Cozumel: Unless you are a first time or very inexperienced snorkeler, do not do what we did. We grabbed the first taxi to Chankannab Park. Taxi ride $10, Entrance fee $10, snorkeling - dismal. Dead and dying coral with a bunch of fish only at the entrance areas. They must feed them to stay there for the tourists. We should have taken one of the boats out to the reefs being offered for $25 per person when we walked off the pier. We returned to the ship for dinner then went shopping in the evening. I just had difficulty finding anything I was really interested in. I wasn't looking for diamonds or tanzanite which seem to be offered by every third store and then there were the T-shirt stores. This is one place where it is advisable to go to the ship's shopper talk. We did find a few unique places by following the advice of the ship's experienced shopper.
The Ship: This is really a matter of individual taste. Having read so many reviews about how beautiful the ship was, perhaps I was expecting too much. Personally, I found the ship garish and dark. Although cleaning was continuous, the rugs appeared stained in many places. Our stateroom was large and the bath exceptionally so. The beds, however, have seen better days. I could actually feel the springs in my mattress and both beds appeared to have a large depression in the center. The bedspreads also appeared fairly worn. We had an outside stateroom on the main deck toward the bow of the ship. It was quiet for the most part.
Dining: This was really a wonderful experience. We had chosen the early seating and ended up in the Elation dining room at 6:15 pm. I can't say enough about our waiter, Nitin, and his assistant, Bea. Great service, lots of fun and good food. We were seated in a booth with two other wonderful couples. It seemed as if we all had so much to share after the days' activities that there was rarely a lull in the conversation. We only dined formally for dinner, taking our breakfast and lunch at the Paris buffet style restaurant on the Lido deck. We are very active and the one time we did try to have breakfast in the dining room, it took 45 min. for the food to arrive. We preferred running up to the Lido for a quick omelet in the mornings before heading to port. The lunches were adequate but the lunch desserts were usually exceptional. Hats off to the pastry chef.
A word about dress: There are two formal nights. I was a little worried about these after reading some posts about how people thought everyone should wear tuxedos to dinner on the formal nights. My husband brought a three piece suit and fit in perfectly. There were some tuxedoes but there were also a few guys in sport shirts. The majority of the men wore suits. On the rest of the nights, resort casual seemed to be guys in aloha type shirts and many of the women dressed in pants and tops. This was a much more relaxed atmosphere than we experienced on the Mexican Riviera Cruise where the majority of people seemed to have stepped off the set of the old TV show 'Dynasty'. In other words, tuxes and very flashy evening dresses.

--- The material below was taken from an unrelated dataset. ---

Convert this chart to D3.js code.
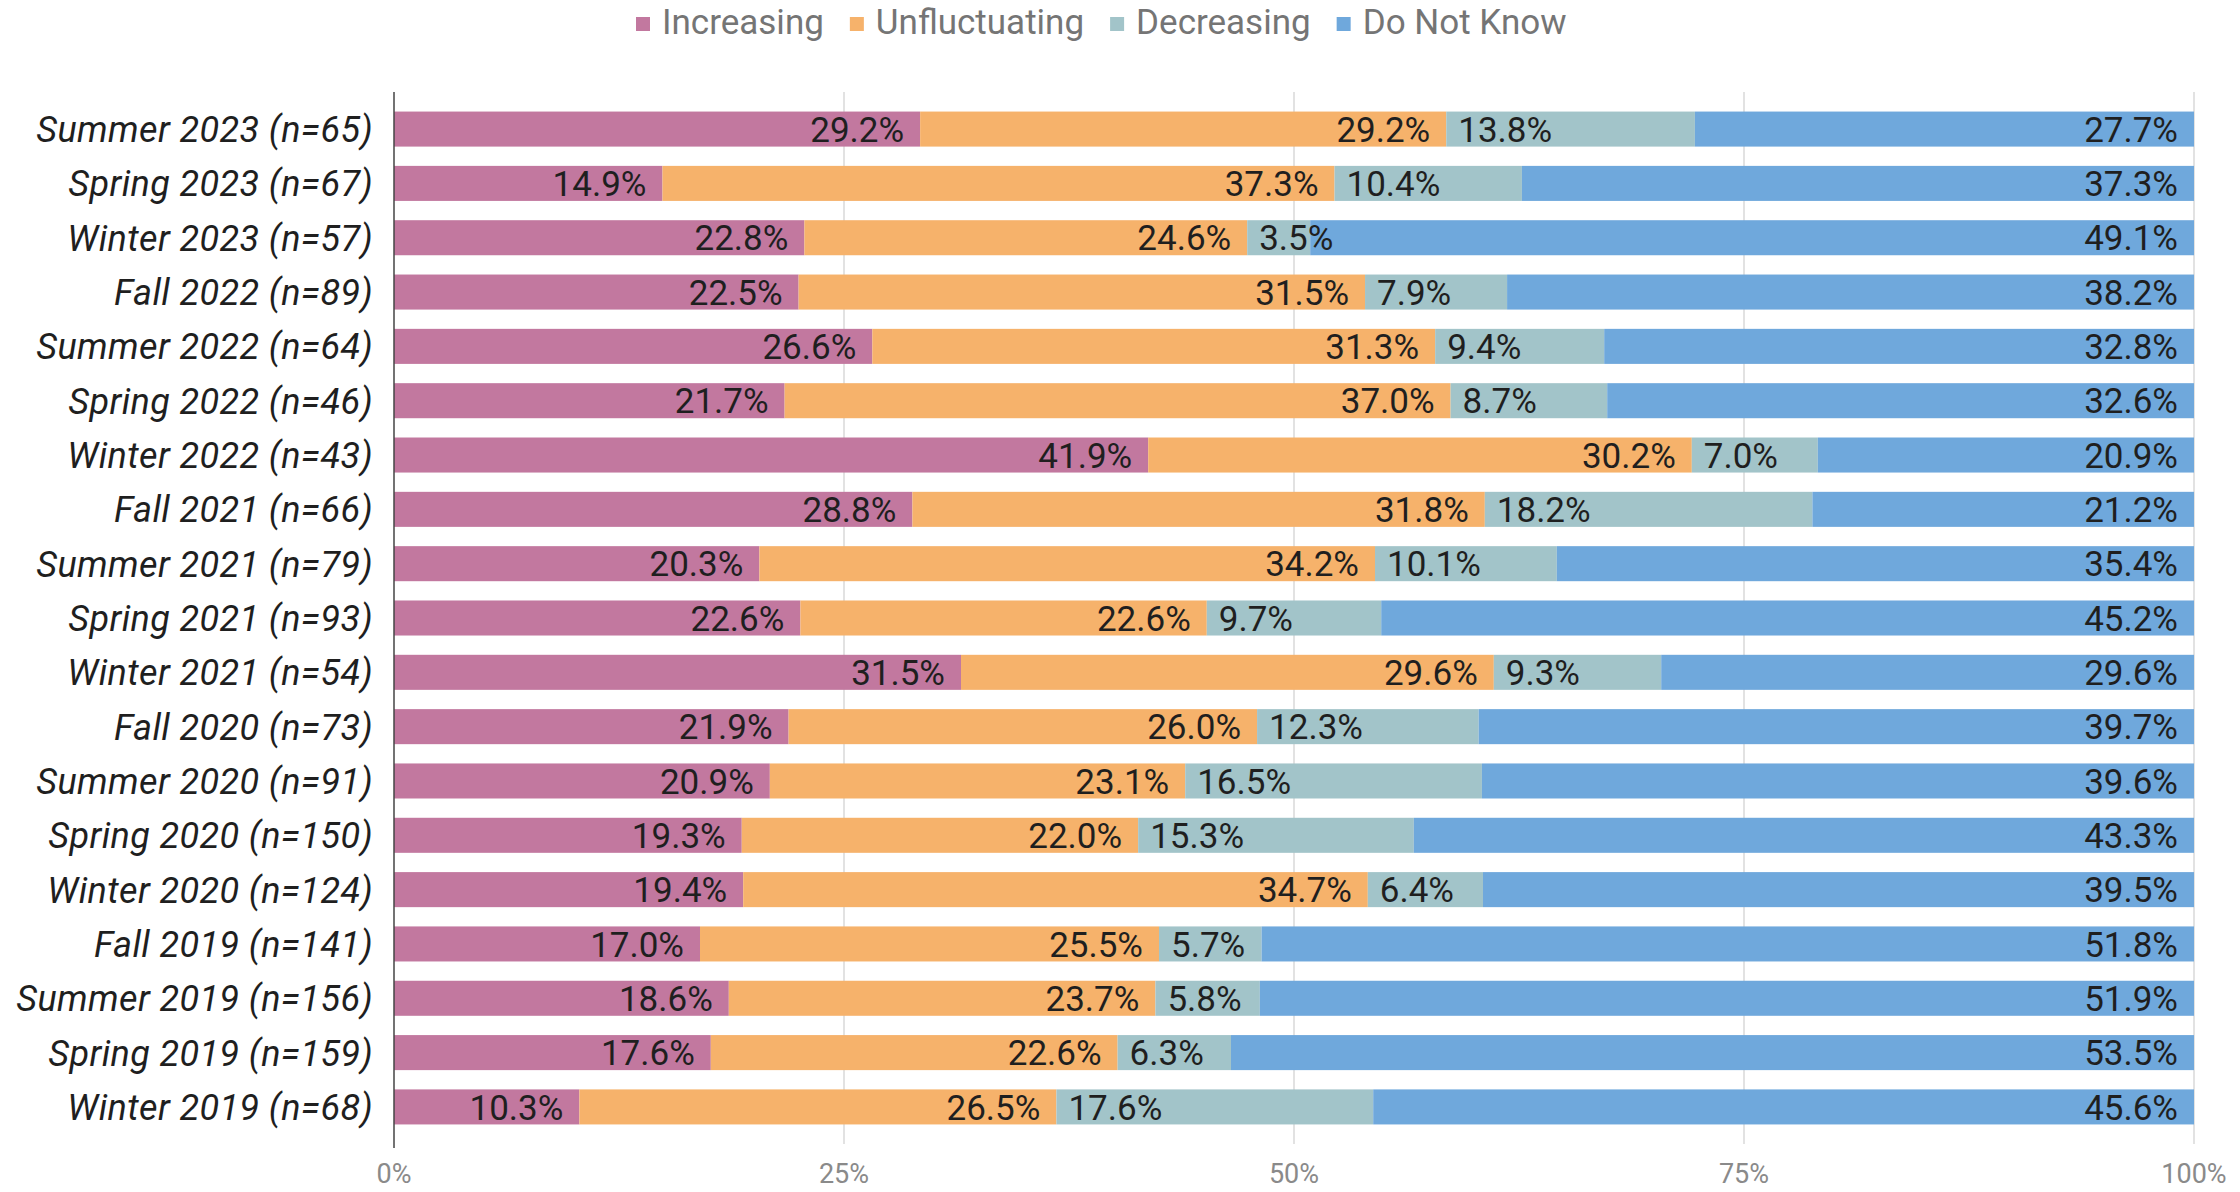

Food: We both felt the food was very good overall. Don't miss the chateabriand if you like red meat, it was exceptional. If you ordered something that you didn't particularly like, you could always try a second or third entree, appetizer, soup or dessert! Although beautiful, we didn't find the midnight buffets particularly appetizing.
Carnival Staff: Overall, excellent. I mentioned our wonderful dining room staff. Our cabin stewardess was responsive to all problems and did a superior job as did maintenance when we had a slight problem with the air-conditioning and the bathroom facet. All staff throughout the ship were courteous and well trained.
Casino/Bars: Not casino or bar people ourselves but we did run into several people who had won quite a bit of money at the casino. Enjoyed a couple of the shows but we are not really night people.
Cruise Director: It was Jeff Bronson's last week and although I've read lots of uncomplimentary comments about him, I had only one complaint. That was the constant sell, sell, sell I felt I was bombarded with throughout the cruise. I was constantly being told about sales in the gift shops, at the spa, excursions, specials, etc. I felt like every time I went to a talk, a show or even dinner, I was living in an infomercial. I sort of rationalized it by reminding myself that nonsmokers tend not to be big drinkers or gamblers so I guess the ship feels it has to make money in other ways.
OVERALL: Great value for the price. Most of the people I met on the cruise had not researched the ship or ports. I seem to have attracted a lot of people simply because I knew a little about where we were going and what there was to do there. We made some mistakes in planning and I hope what I've written here can help others reading this - Good Luck!